=== WRITTEN EXERCISE ===
Set the listing down again exactly, please, apart from its pictures.

=== GIVEN DATA ===
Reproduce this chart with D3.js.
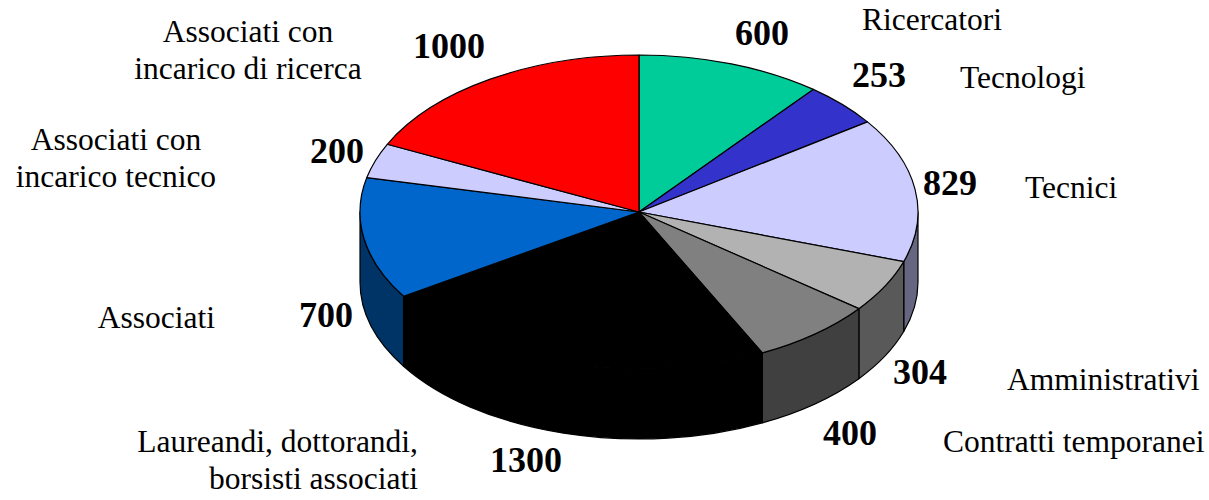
<!DOCTYPE html>
<html>
<head>
<meta charset="utf-8">
<script src="https://cdn.jsdelivr.net/npm/d3@7"></script>
<style>
  html, body { margin: 0; padding: 0; background: #ffffff; }
  svg { display: block; }
  text { font-family: "Liberation Serif", "Times New Roman", serif; fill: #000; }
</style>
</head>
<body>
<svg id="chart" width="1209" height="500"></svg>
<script>
// Personale per categoria
const categories = [
  "Ricercatori",
  "Tecnologi",
  "Tecnici",
  "Amministrativi",
  "Contratti temporanei",
  "Laureandi, dottorandi,\nborsisti associati",
  "Associati",
  "Associati con\nincarico tecnico",
  "Associati con\nincarico di ricerca"
];
const values = [600, 253, 829, 304, 400, 1300, 700, 200, 1000];
const topColors = ["#00CC99", "#3333CC", "#CCCCFF", "#B2B2B2", "#808080",
                   "#000000", "#0066CC", "#CCCCFF", "#FF0000"];

// Label placement: value label centre, category label anchor point
const valueLabelPos = [[762, 45], [879, 87], [950, 195], [920, 384], [850, 445],
                       [526, 472], [326, 327], [337, 163], [449, 58]];
const nameLabelPos = [
  { x: 862, y: 30, anchor: "start" },
  { x: 960, y: 88, anchor: "start" },
  { x: 1025, y: 198, anchor: "start" },
  { x: 1007, y: 390, anchor: "start" },
  { x: 943, y: 452, anchor: "start" },
  { x: 418, y: 452, anchor: "end" },
  { x: 215, y: 328, anchor: "end" },
  { x: 116, y: 150, anchor: "middle" },
  { x: 248, y: 42, anchor: "middle" }
];

const svg = d3.select("#chart");
const cx = 639, cy = 212, rx = 279, ry = 157, depth = 70;

const arcs = d3.pie().sort(null).value(d => d).startAngle(0).endAngle(2 * Math.PI)(values);

// Point on the ellipse for a pie angle (clockwise from 12 o'clock)
const pt = (a, dy = 0) => [cx + rx * Math.sin(a), cy - ry * Math.cos(a) + dy];
const fmt = p => p[0].toFixed(2) + "," + p[1].toFixed(2);

function topPath(d) {
  const large = d.endAngle - d.startAngle > Math.PI ? 1 : 0;
  return `M${cx},${cy}L${fmt(pt(d.startAngle))}A${rx},${ry} 0 ${large} 1 ${fmt(pt(d.endAngle))}Z`;
}

function wallPath(d) {
  const s = Math.max(d.startAngle, Math.PI / 2);
  const e = Math.min(d.endAngle, 3 * Math.PI / 2);
  if (s >= e) return null;
  return `M${fmt(pt(s))}A${rx},${ry} 0 0 1 ${fmt(pt(e))}` +
         `L${fmt(pt(e, depth))}A${rx},${ry} 0 0 0 ${fmt(pt(s, depth))}Z`;
}

const darker = c => { const h = d3.hsl(c); const r = d3.rgb(c); return d3.rgb(r.r * 0.5, r.g * 0.5, r.b * 0.5).formatHex(); };

// Side walls (front half only)
svg.append("g").selectAll("path")
  .data(arcs.filter(d => wallPath(d)))
  .join("path")
  .attr("d", wallPath)
  .attr("fill", d => darker(topColors[d.index]))
  .attr("stroke", "#000")
  .attr("stroke-width", 1.2)
  .attr("stroke-linejoin", "round");

// Top faces
svg.append("g").selectAll("path")
  .data(arcs)
  .join("path")
  .attr("d", topPath)
  .attr("fill", d => topColors[d.index])
  .attr("stroke", "#000")
  .attr("stroke-width", 1.2)
  .attr("stroke-linejoin", "round");

// Values
svg.append("g").selectAll("text")
  .data(arcs)
  .join("text")
  .attr("x", d => valueLabelPos[d.index][0])
  .attr("y", d => valueLabelPos[d.index][1])
  .attr("text-anchor", "middle")
  .attr("font-size", 36)
  .attr("font-weight", "bold")
  .text(d => d.data);

// Category names
const names = svg.append("g").selectAll("text")
  .data(categories)
  .join("text")
  .attr("x", (d, i) => nameLabelPos[i].x)
  .attr("y", (d, i) => nameLabelPos[i].y)
  .attr("text-anchor", (d, i) => nameLabelPos[i].anchor)
  .attr("font-size", 31.5);

names.each(function (d, i) {
  const lines = d.split("\n");
  d3.select(this).selectAll("tspan")
    .data(lines)
    .join("tspan")
    .attr("x", nameLabelPos[i].x)
    .attr("dy", (l, j) => j === 0 ? 0 : 37)
    .text(l => l);
});
</script>
</body>
</html>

=== TASK RESPONSE ===
Reproduce this chart with D3.js.
<!DOCTYPE html>
<html>
<head>
<meta charset="utf-8">
<script src="https://cdn.jsdelivr.net/npm/d3@7"></script>
<style>
  html, body { margin: 0; padding: 0; background: #ffffff; }
  svg { display: block; }
  text { font-family: "Liberation Serif", "Times New Roman", serif; fill: #000; }
</style>
</head>
<body>
<svg id="chart" width="1209" height="500"></svg>
<script>
// Personale per categoria
const categories = [
  "Ricercatori",
  "Tecnologi",
  "Tecnici",
  "Amministrativi",
  "Contratti temporanei",
  "Laureandi, dottorandi,\nborsisti associati",
  "Associati",
  "Associati con\nincarico tecnico",
  "Associati con\nincarico di ricerca"
];
const values = [600, 253, 829, 304, 400, 1300, 700, 200, 1000];
const topColors = ["#00CC99", "#3333CC", "#CCCCFF", "#B2B2B2", "#808080",
                   "#000000", "#0066CC", "#CCCCFF", "#FF0000"];

// Label placement: value label centre, category label anchor point
const valueLabelPos = [[762, 45], [879, 87], [950, 195], [920, 384], [850, 445],
                       [526, 472], [326, 327], [337, 163], [449, 58]];
const nameLabelPos = [
  { x: 862, y: 30, anchor: "start" },
  { x: 960, y: 88, anchor: "start" },
  { x: 1025, y: 198, anchor: "start" },
  { x: 1007, y: 390, anchor: "start" },
  { x: 943, y: 452, anchor: "start" },
  { x: 418, y: 452, anchor: "end" },
  { x: 215, y: 328, anchor: "end" },
  { x: 116, y: 150, anchor: "middle" },
  { x: 248, y: 42, anchor: "middle" }
];

const svg = d3.select("#chart");
const cx = 639, cy = 212, rx = 279, ry = 157, depth = 70;

const arcs = d3.pie().sort(null).value(d => d).startAngle(0).endAngle(2 * Math.PI)(values);

// Point on the ellipse for a pie angle (clockwise from 12 o'clock)
const pt = (a, dy = 0) => [cx + rx * Math.sin(a), cy - ry * Math.cos(a) + dy];
const fmt = p => p[0].toFixed(2) + "," + p[1].toFixed(2);

function topPath(d) {
  const large = d.endAngle - d.startAngle > Math.PI ? 1 : 0;
  return `M${cx},${cy}L${fmt(pt(d.startAngle))}A${rx},${ry} 0 ${large} 1 ${fmt(pt(d.endAngle))}Z`;
}

function wallPath(d) {
  const s = Math.max(d.startAngle, Math.PI / 2);
  const e = Math.min(d.endAngle, 3 * Math.PI / 2);
  if (s >= e) return null;
  return `M${fmt(pt(s))}A${rx},${ry} 0 0 1 ${fmt(pt(e))}` +
         `L${fmt(pt(e, depth))}A${rx},${ry} 0 0 0 ${fmt(pt(s, depth))}Z`;
}

const darker = c => { const h = d3.hsl(c); const r = d3.rgb(c); return d3.rgb(r.r * 0.5, r.g * 0.5, r.b * 0.5).formatHex(); };

// Side walls (front half only)
svg.append("g").selectAll("path")
  .data(arcs.filter(d => wallPath(d)))
  .join("path")
  .attr("d", wallPath)
  .attr("fill", d => darker(topColors[d.index]))
  .attr("stroke", "#000")
  .attr("stroke-width", 1.2)
  .attr("stroke-linejoin", "round");

// Top faces
svg.append("g").selectAll("path")
  .data(arcs)
  .join("path")
  .attr("d", topPath)
  .attr("fill", d => topColors[d.index])
  .attr("stroke", "#000")
  .attr("stroke-width", 1.2)
  .attr("stroke-linejoin", "round");

// Values
svg.append("g").selectAll("text")
  .data(arcs)
  .join("text")
  .attr("x", d => valueLabelPos[d.index][0])
  .attr("y", d => valueLabelPos[d.index][1])
  .attr("text-anchor", "middle")
  .attr("font-size", 36)
  .attr("font-weight", "bold")
  .text(d => d.data);

// Category names
const names = svg.append("g").selectAll("text")
  .data(categories)
  .join("text")
  .attr("x", (d, i) => nameLabelPos[i].x)
  .attr("y", (d, i) => nameLabelPos[i].y)
  .attr("text-anchor", (d, i) => nameLabelPos[i].anchor)
  .attr("font-size", 31.5);

names.each(function (d, i) {
  const lines = d.split("\n");
  d3.select(this).selectAll("tspan")
    .data(lines)
    .join("tspan")
    .attr("x", nameLabelPos[i].x)
    .attr("dy", (l, j) => j === 0 ? 0 : 37)
    .text(l => l);
});
</script>
</body>
</html>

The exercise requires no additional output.